Charts and diagrams as code:
▬▬▬▬▬▬▬▬▬▬

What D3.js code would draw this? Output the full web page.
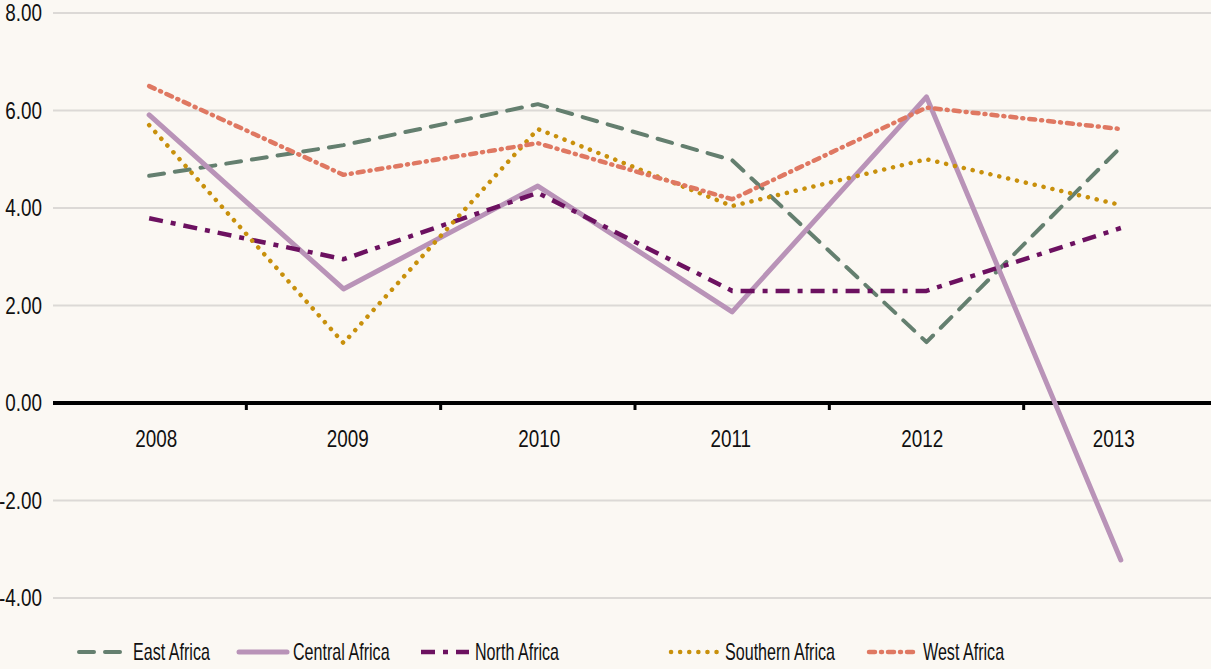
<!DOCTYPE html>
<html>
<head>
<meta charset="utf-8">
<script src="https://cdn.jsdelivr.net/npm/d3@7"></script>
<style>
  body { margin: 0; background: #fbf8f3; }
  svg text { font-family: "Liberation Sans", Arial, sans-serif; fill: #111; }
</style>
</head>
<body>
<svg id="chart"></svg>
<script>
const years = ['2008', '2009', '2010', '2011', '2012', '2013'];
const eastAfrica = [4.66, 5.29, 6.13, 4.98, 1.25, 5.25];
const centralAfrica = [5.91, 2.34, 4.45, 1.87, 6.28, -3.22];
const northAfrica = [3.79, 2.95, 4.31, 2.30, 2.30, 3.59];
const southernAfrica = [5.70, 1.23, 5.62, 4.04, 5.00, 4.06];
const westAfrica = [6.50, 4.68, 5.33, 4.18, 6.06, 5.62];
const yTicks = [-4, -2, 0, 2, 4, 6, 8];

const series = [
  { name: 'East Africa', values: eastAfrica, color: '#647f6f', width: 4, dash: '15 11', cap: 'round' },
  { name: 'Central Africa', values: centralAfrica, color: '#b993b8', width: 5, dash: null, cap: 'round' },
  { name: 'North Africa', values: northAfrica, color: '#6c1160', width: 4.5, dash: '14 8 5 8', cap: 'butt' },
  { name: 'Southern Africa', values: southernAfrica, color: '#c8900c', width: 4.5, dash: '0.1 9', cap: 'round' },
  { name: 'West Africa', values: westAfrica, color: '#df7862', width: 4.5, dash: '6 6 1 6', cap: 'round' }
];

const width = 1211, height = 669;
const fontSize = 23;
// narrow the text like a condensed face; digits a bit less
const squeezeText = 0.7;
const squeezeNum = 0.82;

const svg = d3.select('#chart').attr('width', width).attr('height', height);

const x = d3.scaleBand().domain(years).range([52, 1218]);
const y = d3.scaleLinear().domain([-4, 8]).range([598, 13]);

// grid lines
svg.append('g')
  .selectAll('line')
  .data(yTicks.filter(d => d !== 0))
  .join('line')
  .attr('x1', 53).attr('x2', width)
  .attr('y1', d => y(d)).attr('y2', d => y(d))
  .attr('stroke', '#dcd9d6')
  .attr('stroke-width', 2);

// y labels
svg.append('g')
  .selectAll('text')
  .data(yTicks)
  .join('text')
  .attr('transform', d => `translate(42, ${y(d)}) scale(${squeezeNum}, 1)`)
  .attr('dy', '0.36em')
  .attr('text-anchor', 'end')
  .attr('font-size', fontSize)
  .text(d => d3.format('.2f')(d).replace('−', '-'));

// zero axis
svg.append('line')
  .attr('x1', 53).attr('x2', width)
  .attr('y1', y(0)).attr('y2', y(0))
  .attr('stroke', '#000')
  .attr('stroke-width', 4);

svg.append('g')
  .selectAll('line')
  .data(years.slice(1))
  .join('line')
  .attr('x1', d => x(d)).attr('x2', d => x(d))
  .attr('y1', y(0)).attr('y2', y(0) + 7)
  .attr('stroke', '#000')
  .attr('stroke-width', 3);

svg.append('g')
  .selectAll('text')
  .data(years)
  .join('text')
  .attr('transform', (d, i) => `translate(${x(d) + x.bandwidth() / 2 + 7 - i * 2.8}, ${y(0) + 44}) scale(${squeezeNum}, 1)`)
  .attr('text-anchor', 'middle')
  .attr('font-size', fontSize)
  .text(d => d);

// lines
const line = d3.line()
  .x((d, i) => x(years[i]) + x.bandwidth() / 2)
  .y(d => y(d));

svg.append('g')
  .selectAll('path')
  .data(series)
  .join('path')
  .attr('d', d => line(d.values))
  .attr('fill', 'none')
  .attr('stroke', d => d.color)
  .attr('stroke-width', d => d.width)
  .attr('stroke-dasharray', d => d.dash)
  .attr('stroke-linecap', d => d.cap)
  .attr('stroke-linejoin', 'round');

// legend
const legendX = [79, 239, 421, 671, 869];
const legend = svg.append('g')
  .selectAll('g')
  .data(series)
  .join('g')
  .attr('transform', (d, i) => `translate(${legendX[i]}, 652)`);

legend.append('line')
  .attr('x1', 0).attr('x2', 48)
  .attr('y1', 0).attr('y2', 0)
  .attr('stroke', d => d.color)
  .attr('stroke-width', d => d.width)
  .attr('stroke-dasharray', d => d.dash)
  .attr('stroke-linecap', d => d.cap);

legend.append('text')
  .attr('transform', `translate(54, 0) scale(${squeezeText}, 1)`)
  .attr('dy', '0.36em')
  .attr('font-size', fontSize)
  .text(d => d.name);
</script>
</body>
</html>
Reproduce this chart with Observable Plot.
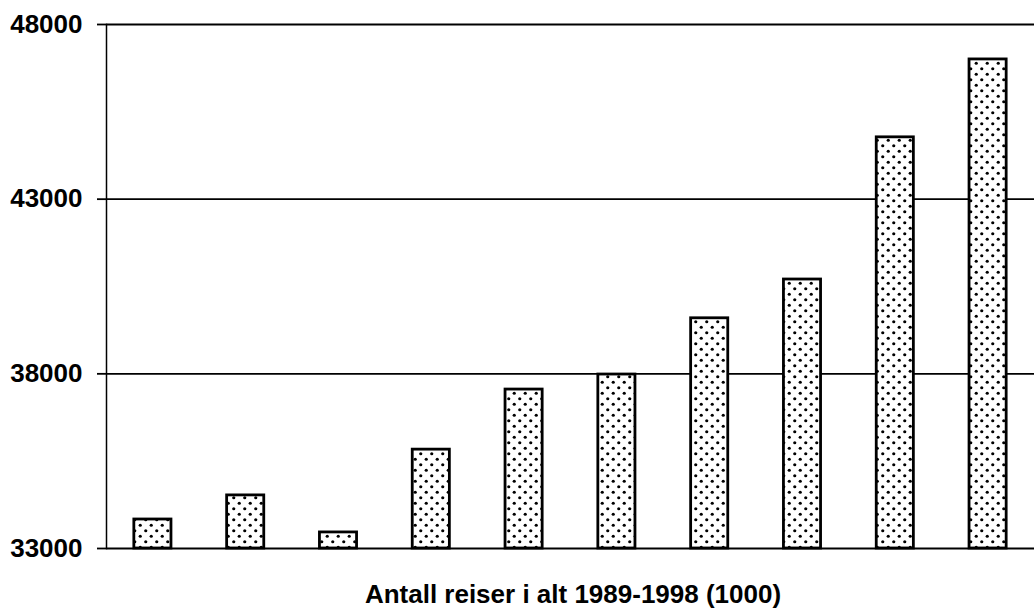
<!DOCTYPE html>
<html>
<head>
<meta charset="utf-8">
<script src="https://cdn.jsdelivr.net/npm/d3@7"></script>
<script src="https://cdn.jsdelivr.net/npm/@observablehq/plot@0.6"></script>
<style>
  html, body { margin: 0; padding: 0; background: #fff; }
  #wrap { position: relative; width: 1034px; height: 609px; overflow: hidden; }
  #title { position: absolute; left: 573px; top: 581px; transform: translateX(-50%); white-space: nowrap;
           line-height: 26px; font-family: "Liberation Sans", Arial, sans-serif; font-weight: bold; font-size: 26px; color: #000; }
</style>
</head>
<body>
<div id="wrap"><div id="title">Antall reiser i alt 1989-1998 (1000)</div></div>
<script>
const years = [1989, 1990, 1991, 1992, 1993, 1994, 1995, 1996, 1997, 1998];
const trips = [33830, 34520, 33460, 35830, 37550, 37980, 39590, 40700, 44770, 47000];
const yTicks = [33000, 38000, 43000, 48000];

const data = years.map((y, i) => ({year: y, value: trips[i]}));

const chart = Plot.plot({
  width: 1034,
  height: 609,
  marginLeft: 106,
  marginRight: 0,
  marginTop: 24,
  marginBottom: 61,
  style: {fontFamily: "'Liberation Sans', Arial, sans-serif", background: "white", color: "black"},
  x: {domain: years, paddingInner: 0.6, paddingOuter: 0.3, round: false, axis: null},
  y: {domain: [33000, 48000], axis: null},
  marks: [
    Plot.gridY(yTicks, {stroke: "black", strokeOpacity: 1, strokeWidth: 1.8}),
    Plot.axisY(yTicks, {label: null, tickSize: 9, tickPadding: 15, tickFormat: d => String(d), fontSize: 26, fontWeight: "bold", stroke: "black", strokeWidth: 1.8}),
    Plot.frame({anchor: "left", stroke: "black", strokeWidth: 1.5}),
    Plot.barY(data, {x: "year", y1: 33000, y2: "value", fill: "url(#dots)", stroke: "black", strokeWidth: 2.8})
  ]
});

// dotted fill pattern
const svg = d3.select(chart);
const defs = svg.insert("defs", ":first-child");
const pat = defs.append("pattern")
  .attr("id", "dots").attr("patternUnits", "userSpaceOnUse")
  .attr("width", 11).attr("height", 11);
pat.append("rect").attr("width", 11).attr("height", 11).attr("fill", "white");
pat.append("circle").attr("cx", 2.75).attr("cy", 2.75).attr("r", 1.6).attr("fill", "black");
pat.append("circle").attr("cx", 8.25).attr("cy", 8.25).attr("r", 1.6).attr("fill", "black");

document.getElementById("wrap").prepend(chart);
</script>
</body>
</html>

▬▬▬▬▬▬▬▬▬▬

→ Exercise task: Look for lines containing the string "this" and copy them all.

→ Full output:
What D3.js code would draw this? Output the full web page.
Reproduce this chart with Observable Plot.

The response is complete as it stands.